“And of all yogis, he who always abides in Me with great faith, worshiping Me in transcendental loving service, is most intimately united with Me in yoga and is the highest of all.” (Lord Krishna, Bhagavad-gita, 6.47)
yoginām api sarveṣāṁ
śraddhāvān bhajate yo māṁ
sa me yuktatamo mataḥ
Friend1: Life is difficult, wouldn’t you say?
Friend2: How so?
Friend1: Nothing is ever settled. You can never just sit back and relax.
Friend2: That’s for sure. Responsibilities are a huge burden. They are like a train that you have to keep outrunning, lest it run over you.
Friend1: Bearing this in mind, you would have to say it’s understandable for people to neglect spiritual life.
Friend2: Intentionally or because they don’t have the time?

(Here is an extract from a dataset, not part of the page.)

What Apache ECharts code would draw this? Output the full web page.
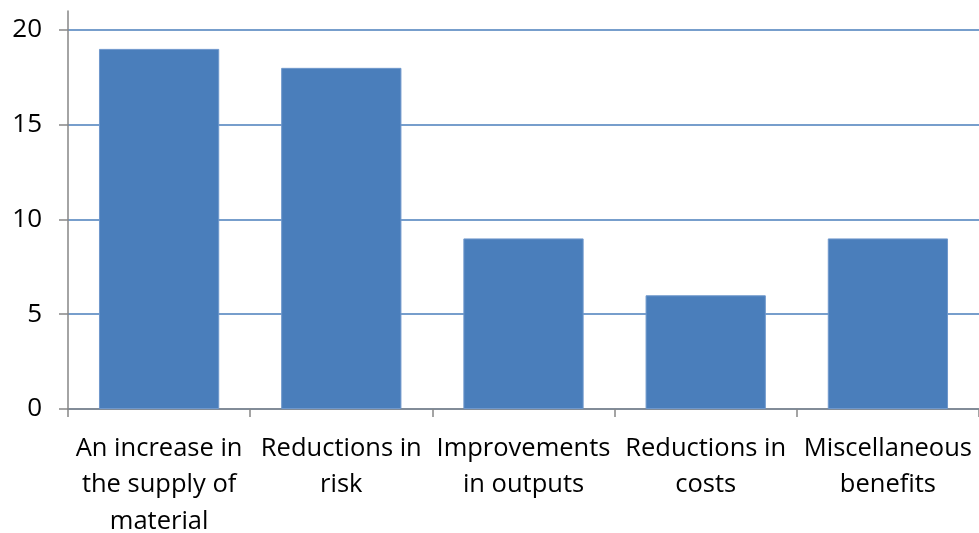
<!DOCTYPE html>
<html>
<head>
<meta charset="utf-8">
<script src="https://cdn.jsdelivr.net/npm/echarts@6/dist/echarts.min.js"></script>
<style>
html,body{margin:0;padding:0;background:#fff;}
#chart{width:979px;height:533px;}
</style>
</head>
<body>
<div id="chart"></div>
<script>
const categories = [
  'An increase in\nthe supply of\nmaterial',
  'Reductions in\nrisk',
  'Improvements\nin outputs',
  'Reductions in\ncosts',
  'Miscellaneous\nbenefits'
];
const values = [19, 18, 9, 6, 9];
const yTicks = [0, 5, 10, 15, 20];

const chart = echarts.init(document.getElementById('chart'));
const font = '"Open Sans", "Liberation Sans", sans-serif';
chart.setOption({
  animation: false,
  backgroundColor: '#ffffff',
  grid: { left: 68, right: 0, top: 11, bottom: 124, outerBoundsMode: 'none', containLabel: false },
  xAxis: {
    type: 'category',
    data: categories,
    axisLine: { show: true, lineStyle: { color: '#868686', width: 1.5 } },
    axisTick: { show: true, length: 8, lineStyle: { color: '#868686', width: 1.5 } },
    axisLabel: { color: '#000', fontFamily: font, fontSize: 25.5, lineHeight: 36.5, margin: 21, interval: 0 },
    splitLine: { show: false }
  },
  yAxis: {
    type: 'value',
    min: 0,
    max: 21,
    interval: 5,
    axisLine: { show: true, lineStyle: { color: '#868686', width: 1.5 } },
    axisTick: { show: true, length: 9, customValues: yTicks, lineStyle: { color: '#868686', width: 1.5 } },
    axisLabel: { color: '#000', fontFamily: font, fontSize: 26, margin: 26, customValues: yTicks },
    splitLine: { show: true, lineStyle: { color: '#4a7ebb', width: 1.5 } }
  },
  series: [{
    type: 'bar',
    data: values,
    barWidth: '66%',
    itemStyle: { color: '#4a7ebb', borderColor: '#6f98cc', borderWidth: 1 }
  }]
});
</script>
</body>
</html>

Friend1: A little of both. They are busy taking care of responsibilities. If they make the time for spiritual life, they have to be wondering what that will do to help them.
Friend2: Right, like what will they get out of it? What is the use in stopping by a building on a certain day and paying respects to a statue made of stone?

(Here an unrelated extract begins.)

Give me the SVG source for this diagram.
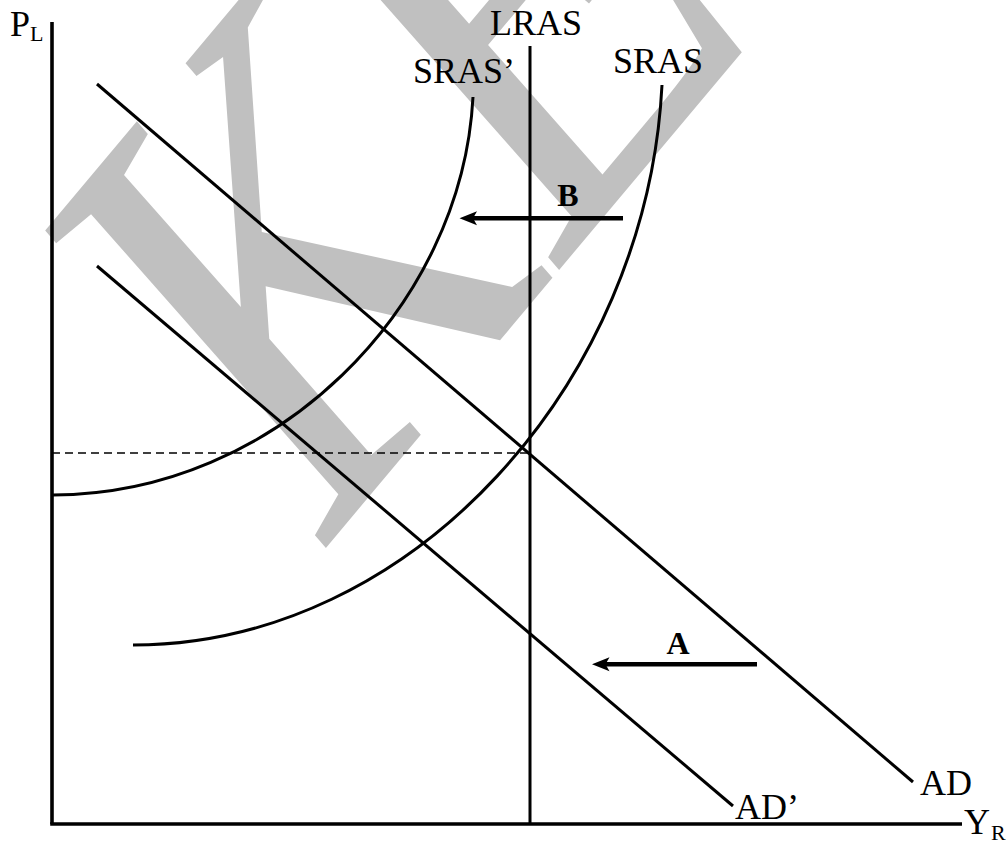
<svg xmlns="http://www.w3.org/2000/svg" width="1007" height="844" viewBox="0 0 1007 844">
<style>
.lbl{font-family:"Liberation Serif","Times New Roman",serif;font-size:36px;fill:#000}
.sub{font-family:"Liberation Serif","Times New Roman",serif;font-size:22px;fill:#000}
.bold{font-family:"Liberation Serif","Times New Roman",serif;font-size:32px;font-weight:bold;fill:#000;text-anchor:middle}
.ln{stroke:#000;stroke-width:3;fill:none}
.ax{stroke:#000;stroke-width:3.6;fill:none}
.wm{font-family:"Liberation Serif","Times New Roman",serif;font-style:italic;font-size:640px;fill:#c0c0c0}
</style>
<rect width="1007" height="844" fill="#fff"/>
<g id="watermark">
<text class="wm" transform="translate(330,543) rotate(-50) scale(0.85,1)">KEY</text>
</g>
<g id="axes">
<line class="ax" x1="52" y1="22" x2="52" y2="824"/>
<line class="ax" x1="50.2" y1="824" x2="962" y2="824"/>
<text class="lbl" x="10" y="36">P</text><text class="sub" x="30" y="41">L</text>
<text class="lbl" x="964" y="834">Y</text><text class="sub" x="991" y="840">R</text>
</g>
<g id="lras">
<line class="ln" x1="530" y1="46" x2="530" y2="824"/>
<text class="lbl" x="490" y="35">LRAS</text>
</g>
<g id="sras">
<path class="ln" d="M133,645 C413,645 647,382 662,85"/>
<text class="lbl" x="613" y="73">SRAS</text>
</g>
<g id="sras2">
<path class="ln" d="M53,495 C275,495 462,308 473,97"/>
<text class="lbl" x="413" y="83">SRAS’</text>
</g>
<g id="ad">
<line class="ln" x1="97" y1="84" x2="913" y2="782"/>
<text class="lbl" x="920" y="795">AD</text>
</g>
<g id="ad2">
<line class="ln" x1="97" y1="266" x2="733" y2="806"/>
<text class="lbl" x="735" y="819">AD’</text>
</g>
<g id="connectors">
<line x1="52" y1="453" x2="530" y2="453" stroke="#000" stroke-width="1.6" stroke-dasharray="8,5"/>
<line x1="623" y1="218.3" x2="472" y2="218.3" stroke="#000" stroke-width="4.5"/>
<polygon points="459.5,218.3 477,211.3 473,218.3 477,225.3" fill="#000"/>
<line x1="757" y1="664.3" x2="605" y2="664.3" stroke="#000" stroke-width="4.5"/>
<polygon points="592,664.3 609.5,657.3 605.5,664.3 609.5,671.3" fill="#000"/>
</g>
<g id="labels">
<text class="bold" x="568" y="206">B</text>
<text class="bold" x="678" y="654">A</text>
</g>
</svg>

Friend1: Exactly. To them it’s a little silly. Why not work hard instead? Why leave everything up to some mythical figure?
Friend2: I see what you’re saying. The deity has a much higher purpose, though. It’s there to help you understand everything that is going on.

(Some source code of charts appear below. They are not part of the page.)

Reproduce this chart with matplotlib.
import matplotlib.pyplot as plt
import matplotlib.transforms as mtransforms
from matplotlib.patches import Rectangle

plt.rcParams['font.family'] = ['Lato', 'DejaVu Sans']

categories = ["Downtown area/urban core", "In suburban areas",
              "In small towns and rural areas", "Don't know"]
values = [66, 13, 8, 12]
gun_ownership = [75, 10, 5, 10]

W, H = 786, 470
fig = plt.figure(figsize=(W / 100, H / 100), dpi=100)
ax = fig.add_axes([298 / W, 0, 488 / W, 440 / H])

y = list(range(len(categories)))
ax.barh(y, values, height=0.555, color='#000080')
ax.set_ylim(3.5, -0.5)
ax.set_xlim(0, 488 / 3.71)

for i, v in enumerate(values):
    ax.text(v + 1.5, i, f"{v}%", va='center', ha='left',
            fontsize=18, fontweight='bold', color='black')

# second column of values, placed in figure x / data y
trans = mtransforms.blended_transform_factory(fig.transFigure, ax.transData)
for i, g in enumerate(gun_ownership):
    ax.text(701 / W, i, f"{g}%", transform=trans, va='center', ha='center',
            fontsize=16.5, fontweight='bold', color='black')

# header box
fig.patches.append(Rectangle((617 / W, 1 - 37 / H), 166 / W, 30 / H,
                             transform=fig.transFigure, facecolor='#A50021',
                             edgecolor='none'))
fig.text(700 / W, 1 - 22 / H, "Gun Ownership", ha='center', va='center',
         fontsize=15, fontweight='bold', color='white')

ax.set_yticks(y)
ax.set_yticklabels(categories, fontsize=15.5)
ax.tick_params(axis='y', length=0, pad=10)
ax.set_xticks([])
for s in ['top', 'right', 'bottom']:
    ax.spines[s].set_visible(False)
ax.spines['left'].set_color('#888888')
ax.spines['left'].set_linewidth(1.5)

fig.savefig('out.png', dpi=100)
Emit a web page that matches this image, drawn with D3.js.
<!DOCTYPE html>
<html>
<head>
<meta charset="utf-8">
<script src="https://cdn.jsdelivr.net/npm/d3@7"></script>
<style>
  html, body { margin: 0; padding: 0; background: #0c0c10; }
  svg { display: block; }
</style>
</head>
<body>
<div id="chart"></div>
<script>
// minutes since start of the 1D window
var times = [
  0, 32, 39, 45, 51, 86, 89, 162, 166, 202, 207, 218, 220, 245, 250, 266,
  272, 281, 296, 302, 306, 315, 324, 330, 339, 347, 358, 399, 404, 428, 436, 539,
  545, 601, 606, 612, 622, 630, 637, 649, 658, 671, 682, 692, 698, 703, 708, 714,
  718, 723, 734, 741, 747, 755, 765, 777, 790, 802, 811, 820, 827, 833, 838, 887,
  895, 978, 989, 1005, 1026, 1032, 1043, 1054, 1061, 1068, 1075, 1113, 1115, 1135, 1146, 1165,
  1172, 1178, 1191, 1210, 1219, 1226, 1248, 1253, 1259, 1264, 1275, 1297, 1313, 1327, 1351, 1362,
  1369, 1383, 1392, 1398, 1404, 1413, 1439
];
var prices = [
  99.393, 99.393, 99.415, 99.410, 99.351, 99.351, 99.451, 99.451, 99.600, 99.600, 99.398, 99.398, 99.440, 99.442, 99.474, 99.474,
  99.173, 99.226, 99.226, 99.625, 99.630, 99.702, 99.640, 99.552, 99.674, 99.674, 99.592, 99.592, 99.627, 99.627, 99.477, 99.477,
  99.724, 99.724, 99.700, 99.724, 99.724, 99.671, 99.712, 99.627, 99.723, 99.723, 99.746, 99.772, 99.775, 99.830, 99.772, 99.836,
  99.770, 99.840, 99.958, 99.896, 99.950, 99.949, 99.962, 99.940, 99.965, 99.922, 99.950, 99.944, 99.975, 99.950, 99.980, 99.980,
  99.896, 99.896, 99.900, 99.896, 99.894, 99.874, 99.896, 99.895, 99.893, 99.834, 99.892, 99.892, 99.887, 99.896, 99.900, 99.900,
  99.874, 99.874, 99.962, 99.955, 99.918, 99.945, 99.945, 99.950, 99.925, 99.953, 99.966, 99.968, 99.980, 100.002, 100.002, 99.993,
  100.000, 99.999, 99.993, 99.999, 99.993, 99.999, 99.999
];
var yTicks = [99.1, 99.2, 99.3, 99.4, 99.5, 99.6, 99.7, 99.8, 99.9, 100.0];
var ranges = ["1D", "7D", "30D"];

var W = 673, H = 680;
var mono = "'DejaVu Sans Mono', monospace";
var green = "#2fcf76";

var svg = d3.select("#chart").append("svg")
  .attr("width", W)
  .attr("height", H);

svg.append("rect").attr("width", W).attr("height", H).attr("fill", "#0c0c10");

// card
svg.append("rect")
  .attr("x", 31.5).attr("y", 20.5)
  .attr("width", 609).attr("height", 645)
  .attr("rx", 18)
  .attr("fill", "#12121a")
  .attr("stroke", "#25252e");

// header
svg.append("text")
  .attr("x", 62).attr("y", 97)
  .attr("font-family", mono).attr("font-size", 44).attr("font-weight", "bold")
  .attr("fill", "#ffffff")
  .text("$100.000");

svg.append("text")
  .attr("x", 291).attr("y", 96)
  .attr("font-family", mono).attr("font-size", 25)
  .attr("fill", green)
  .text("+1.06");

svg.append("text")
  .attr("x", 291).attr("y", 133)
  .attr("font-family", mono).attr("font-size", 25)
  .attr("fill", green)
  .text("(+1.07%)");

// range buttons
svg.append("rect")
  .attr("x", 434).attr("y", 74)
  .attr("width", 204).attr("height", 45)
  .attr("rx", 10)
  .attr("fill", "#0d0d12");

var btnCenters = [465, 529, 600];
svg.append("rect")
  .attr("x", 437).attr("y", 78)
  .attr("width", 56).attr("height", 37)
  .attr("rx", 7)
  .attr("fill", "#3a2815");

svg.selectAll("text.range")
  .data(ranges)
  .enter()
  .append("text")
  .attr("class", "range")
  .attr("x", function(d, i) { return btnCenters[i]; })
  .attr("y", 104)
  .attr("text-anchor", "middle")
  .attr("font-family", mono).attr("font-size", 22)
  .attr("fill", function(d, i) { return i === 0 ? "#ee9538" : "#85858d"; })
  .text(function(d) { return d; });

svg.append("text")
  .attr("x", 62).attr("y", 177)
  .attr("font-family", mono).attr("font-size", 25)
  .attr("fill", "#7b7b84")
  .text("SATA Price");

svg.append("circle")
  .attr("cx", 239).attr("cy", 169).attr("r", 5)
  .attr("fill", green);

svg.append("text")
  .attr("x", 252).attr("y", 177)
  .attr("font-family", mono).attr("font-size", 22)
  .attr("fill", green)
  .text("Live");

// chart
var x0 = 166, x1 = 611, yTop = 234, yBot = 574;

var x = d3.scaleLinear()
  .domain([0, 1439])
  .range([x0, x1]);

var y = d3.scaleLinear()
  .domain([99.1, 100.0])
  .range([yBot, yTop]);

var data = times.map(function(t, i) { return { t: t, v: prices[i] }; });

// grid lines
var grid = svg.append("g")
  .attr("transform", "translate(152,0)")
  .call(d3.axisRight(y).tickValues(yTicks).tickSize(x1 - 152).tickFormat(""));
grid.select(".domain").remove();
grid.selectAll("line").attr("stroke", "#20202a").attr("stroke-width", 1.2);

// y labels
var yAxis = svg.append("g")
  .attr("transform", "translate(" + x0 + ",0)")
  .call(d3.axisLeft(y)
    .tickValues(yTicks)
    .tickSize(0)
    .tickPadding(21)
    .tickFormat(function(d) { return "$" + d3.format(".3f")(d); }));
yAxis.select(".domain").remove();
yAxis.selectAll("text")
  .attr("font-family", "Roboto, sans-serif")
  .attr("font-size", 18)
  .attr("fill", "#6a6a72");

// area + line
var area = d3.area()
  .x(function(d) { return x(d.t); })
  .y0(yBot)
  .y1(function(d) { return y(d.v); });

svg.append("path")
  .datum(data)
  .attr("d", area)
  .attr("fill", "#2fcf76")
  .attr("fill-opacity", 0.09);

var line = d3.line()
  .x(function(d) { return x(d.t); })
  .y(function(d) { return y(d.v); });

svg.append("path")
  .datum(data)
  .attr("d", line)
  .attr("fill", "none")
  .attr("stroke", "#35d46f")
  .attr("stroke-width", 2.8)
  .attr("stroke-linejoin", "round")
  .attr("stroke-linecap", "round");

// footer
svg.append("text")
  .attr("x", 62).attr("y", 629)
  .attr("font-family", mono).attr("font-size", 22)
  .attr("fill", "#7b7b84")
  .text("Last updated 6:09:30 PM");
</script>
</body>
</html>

Friend1: What do you mean?
Friend2: Take all the responsibilities, for instance. We agree that once one gets taken care of, another one sprouts up; sort of like the game “whack-a-mole.”
Friend2: If they keep springing up, what is the use in taking care of them? What is the meaning to it all?
Friend1: Those are good questions, but how is looking at a statue going to reveal such important information?
Friend2: Looking in that way is called meditation. Undoubtedly, the less intelligent ask things from the statue, which represents a divine figure. It’s not completely foolish to do so, because at least in that practice there is some acknowledgment of a higher power.
Friend1: That we’re not fully in control of the outcomes to actions.
Friend2: If you go one step further and meditate on the form that represents the Divine Himself, then you’re really going somewhere. The process for meditation is described in the Shrimad Bhagavatam. You start with the lotus feet and then gradually work your way up.
Friend1: Is meditation a kind of yoga?
Friend2: Dhyana-yoga. The Bhagavad-gita describes yoga and the different ways it is practiced. Shri Krishna says that of all the yogis, the one who thinks of Him always is the best. One way to always think of Him is to pay respects to the deity in the temple or the home. It may not appear to be worthwhile, but even a little sacrifice in time can pay dividends very quickly.
Burdened by responsibilities of mine,
For spiritual life don’t have time.
What looking at a statue can do?
How to help with money and family too?
When in proper way meditation called,
Easier then Lord’s features to recall.
Of all yogis best focused on Krishna the one,
From a little effort, benefits quickly to come.